The Supreme Court ordered on Monday that the prime real-estate project of the Sahara group, Aamby Valley, would be attached to ensure the recovery of Rs 14,000 crore the company owes to duped investors.
The order came from a bench headed by justice Dipak Misra that noted Sahara’s proposed payment plan extending till July 2019 was too long and said the court would auction the properties to recover the amount. Aamby Valley’s declared worth is Rs 39,000 crore.
The bench asked Sahara to submit a list of its unencumbered properties by February 20 so that it could decide to auction them. The company has to be forced to expedite the payment, the bench said, disapproving the current practice of paying in installments. The bench has fixed February 27 to hear the matter again.
Sahara’s counsel Kapil Sibal urged the bench not to pass the attatchment order. “What is the hurry? There is no bank asking for money. There are no investors asking for money,” he asked the court and handed over the income-tax appellate tribunal order to claim the company had already refunded 85% of the investors.
This is the first time Sahara produced the record. Sibal said the tribunal delivered the judgement after adequate verification. He questioned the August 31, 2012 verdict that ordered Sahara to refund the money it collected from investors under its two financial schemes, declared illegal by the Securities and Exchange Board of India (SEBI).

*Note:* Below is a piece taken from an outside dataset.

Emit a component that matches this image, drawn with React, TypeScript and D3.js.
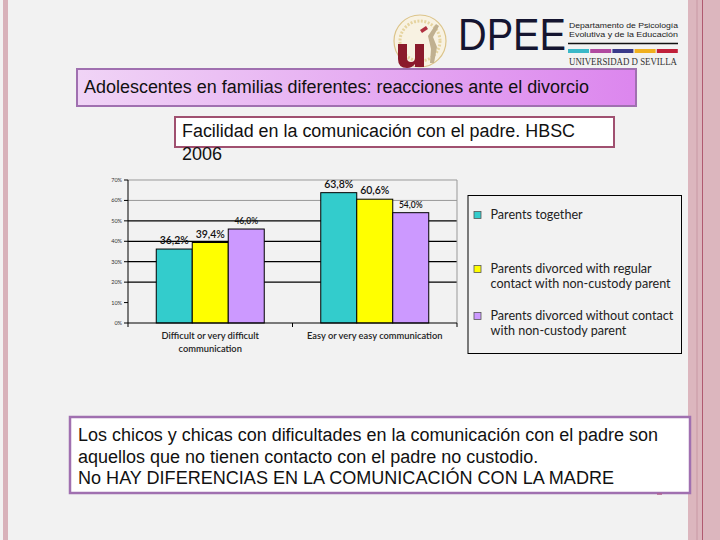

But, the bench was not convinced. “We are not going to revisit the order. There is a judicial finding against you and we are not here to review the order,” the bench said, brushing aside his defence.
Sahara has so far paid a little over Rs 11,000 crore. In a proposal before the top court, it wanted time till July 2019 to deposit a balance of Rs 14,779 crore with SEBI.
Following the last order, the company deposited on Monday, a little over Rs 600 crore with the market regulator. The company’s boss Subrata Roy would, however, continue to be on parole.
In March 2014, the top court had sent to jail after he failed to appear in response to its summoning order. He was given parole last year in May after his mother passed away. Since then the company has been depositing money with the SEBI to ensure he remained out of jail.